Sometimes, a person needs a divorce because she or he is not happy in a marriage or otherwise cannot remain in the marriage. This can become a difficult situation when one spouse does not work. Usually, this is a spouse who stays home to take care of the children. In some cases, it may be one spouse stays at home because the other spouse is a high wage earner and there is no need for him or her to work. In any case, when divorce looms, it makes it tricky for the spouse left with no income. 

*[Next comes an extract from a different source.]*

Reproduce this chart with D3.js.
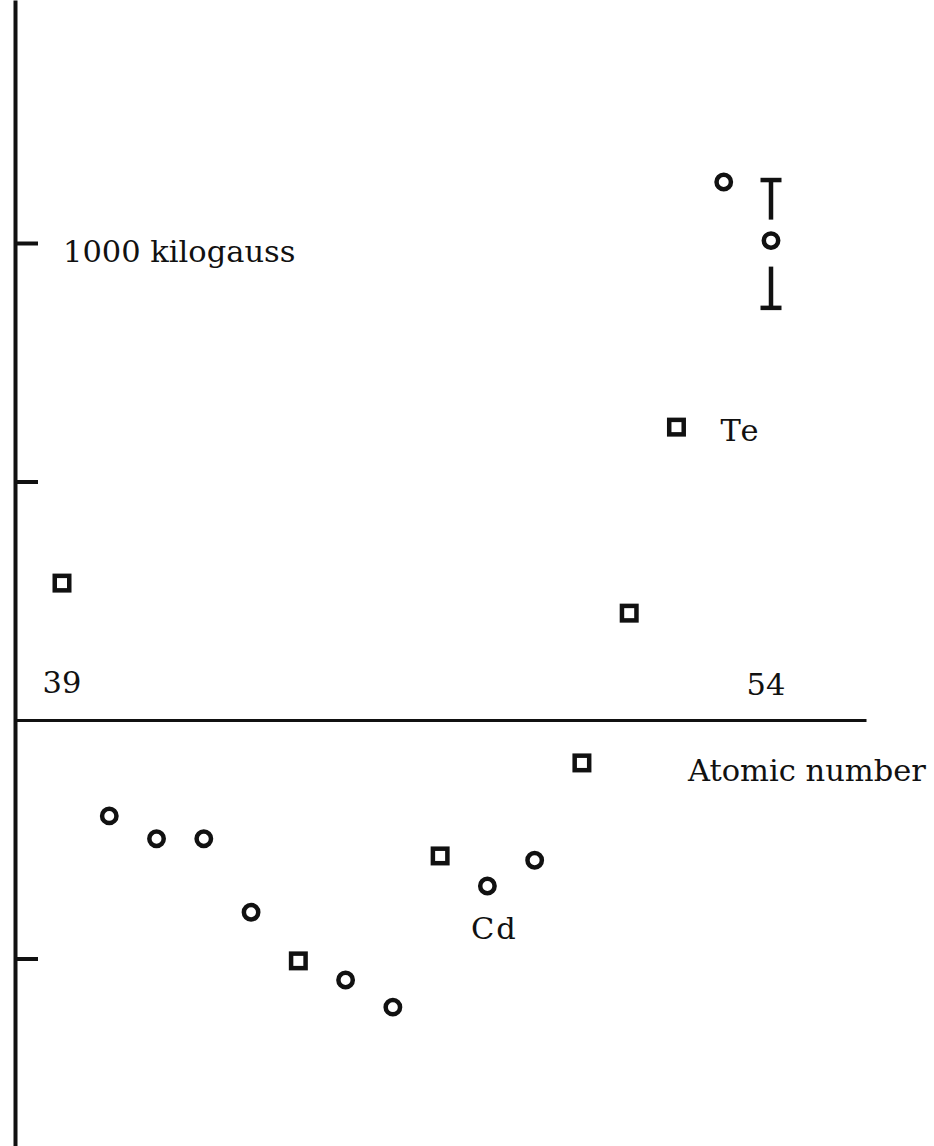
<!DOCTYPE html>
<html>
<head>
<meta charset="utf-8">
<script src="https://cdn.jsdelivr.net/npm/d3@7"></script>
<style>
  body { margin: 0; background: #fff; }
  text { font-family: "DejaVu Serif", serif; fill: #111; }
</style>
</head>
<body>
<script>
// values (kilogauss)
var atomicNumber = [39, 40, 41, 42, 43, 44, 45, 46, 47, 48, 49, 50, 51, 52, 53, 54];
var fieldKG      = [287, -201, -249, -249, -403, -505, -545, -602, -285, -348, -294, -90, 224, 614, 1128, 1005];
var marker       = ["square", "circle", "circle", "circle", "circle", "square", "circle", "circle",
                    "square", "circle", "circle", "square", "square", "square", "circle", "circle"];
var errZ   = [54];
var errLow = [864];
var errHigh = [1132];
var yTicks = [1000, 500, -500];

var width = 934, height = 1146;

var x = d3.scaleLinear()
    .domain([39, 54])
    .range([62, 771]);

var y = d3.scaleLinear()
    .domain([0, 1000])
    .range([720, 243]);

var svg = d3.select("body")
            .append("svg")
            .attr("width", width)
            .attr("height", height);

// Y axis, full page height
var yFull = d3.scaleLinear()
    .domain([y.invert(height), y.invert(0)])
    .range([height, 0]);
svg.append("g")
   .attr("class", "yaxis")
   .attr("transform", "translate(15, 0)")
   .call(d3.axisRight(yFull).tickValues(yTicks).tickSize(23).tickSizeOuter(0).tickFormat(""));

// X axis, just the line
var xFull = d3.scaleLinear()
    .domain([x.invert(15), x.invert(866)])
    .range([15, 866]);
svg.append("g")
   .attr("class", "xaxis")
   .attr("transform", `translate(0, ${y(0)})`)
   .call(d3.axisBottom(xFull).tickValues([]).tickSizeOuter(0));

svg.selectAll(".yaxis path, .yaxis line").attr("stroke", "#111").attr("stroke-width", 4);
svg.selectAll(".xaxis path").attr("stroke", "#111").attr("stroke-width", 3);

var pts = atomicNumber.map(function(z, i) { return {z: z, v: fieldKG[i], m: marker[i]}; });

svg.selectAll(".circ")
   .data(pts.filter(function(d) { return d.m == "circle"; }))
   .enter().append("circle")
   .attr("class", "circ")
   .attr("cx", function(d) { return x(d.z); })
   .attr("cy", function(d) { return y(d.v); })
   .attr("r", 7.2)
   .attr("fill", "none")
   .attr("stroke", "#111")
   .attr("stroke-width", 4.5);

var side = 14.5;
svg.selectAll(".sq")
   .data(pts.filter(function(d) { return d.m == "square"; }))
   .enter().append("rect")
   .attr("class", "sq")
   .attr("x", function(d) { return x(d.z) - side / 2; })
   .attr("y", function(d) { return y(d.v) - side / 2; })
   .attr("width", side)
   .attr("height", side)
   .attr("fill", "none")
   .attr("stroke", "#111")
   .attr("stroke-width", 4.5);

// error bar on Xe, drawn with a gap round the point
errZ.forEach(function(z, i) {
  var v = fieldKG[atomicNumber.indexOf(z)];
  var g = svg.append("g").attr("stroke", "#111").attr("stroke-width", 4.5);
  var cx = x(z), gap = 21, cap = 10.5;
  g.append("line").attr("x1", cx).attr("x2", cx).attr("y1", y(errHigh[i])).attr("y2", y(v) - gap);
  g.append("line").attr("x1", cx).attr("x2", cx).attr("y1", y(v) + gap + 5).attr("y2", y(errLow[i]));
  g.append("line").attr("x1", cx - cap).attr("x2", cx + cap).attr("y1", y(errHigh[i])).attr("y2", y(errHigh[i]));
  g.append("line").attr("x1", cx - cap).attr("x2", cx + cap).attr("y1", y(errLow[i])).attr("y2", y(errLow[i]));
});

// labels
var fs = "30.5px";
svg.append("text")
   .attr("x", 63).attr("y", y(1000) + 19)
   .style("font-size", fs)
   .text("1000 kilogauss");

svg.append("text")
   .attr("x", x(39)).attr("y", y(0) - 27)
   .style("text-anchor", "middle").style("font-size", fs)
   .text("39");

svg.append("text")
   .attr("x", x(54) - 5).attr("y", y(0) - 25)
   .style("text-anchor", "middle").style("font-size", fs)
   .text("54");

svg.append("text")
   .attr("x", 688).attr("y", 781)
   .style("font-size", fs)
   .text("Atomic number");

svg.append("text")
   .attr("x", x(52) + 44).attr("y", y(614) + 14)
   .style("font-size", fs).style("letter-spacing", "2px")
   .text("Te");

svg.append("text")
   .attr("x", x(48) + 7).attr("y", y(-348) + 53)
   .style("text-anchor", "middle").style("font-size", fs).style("letter-spacing", "2px")
   .text("Cd");
</script>
</body>
</html>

Forbes explains that divorce laws will help a non-working spouse in most cases. If the reasoning behind not working is valid, such as staying home to care for the children or a mutual decision between the spouses, then the law offers spousal support and property division options that can enable the non-working spouse to maintain a reasonable standard of living after the divorce. 

Property division 

In New Jersey, the court divides property equitably. It seeks to reach a fair decision that leaves each spouse with what it feels is a reasonable settlement. This does not mean the court will equally divide all assets. One spouse may end up with more. It depends on a range of factors. However, the court will consider the contributions of both the working and non-working spouse when making such choices. 

Spousal support 

The most beneficial way for a non-working spouse to stay financially sound following a divorce is through a spousal support award. The court will look at various factors to determine if the situation warrants an award of support. It will have to decide the value of the non-working spouse’s contributions to the household when figuring whether to award support and how much to award. 

Keep in mind that if a spouse does not work simply because he or she refuses to get a job, the court may not look so favorably upon that. Unless this is a temporary issue, or it is not a choice to remain unemployed, the court will assume the spouse can find work and may not consider the unemployment when making property division and spousal support decisions.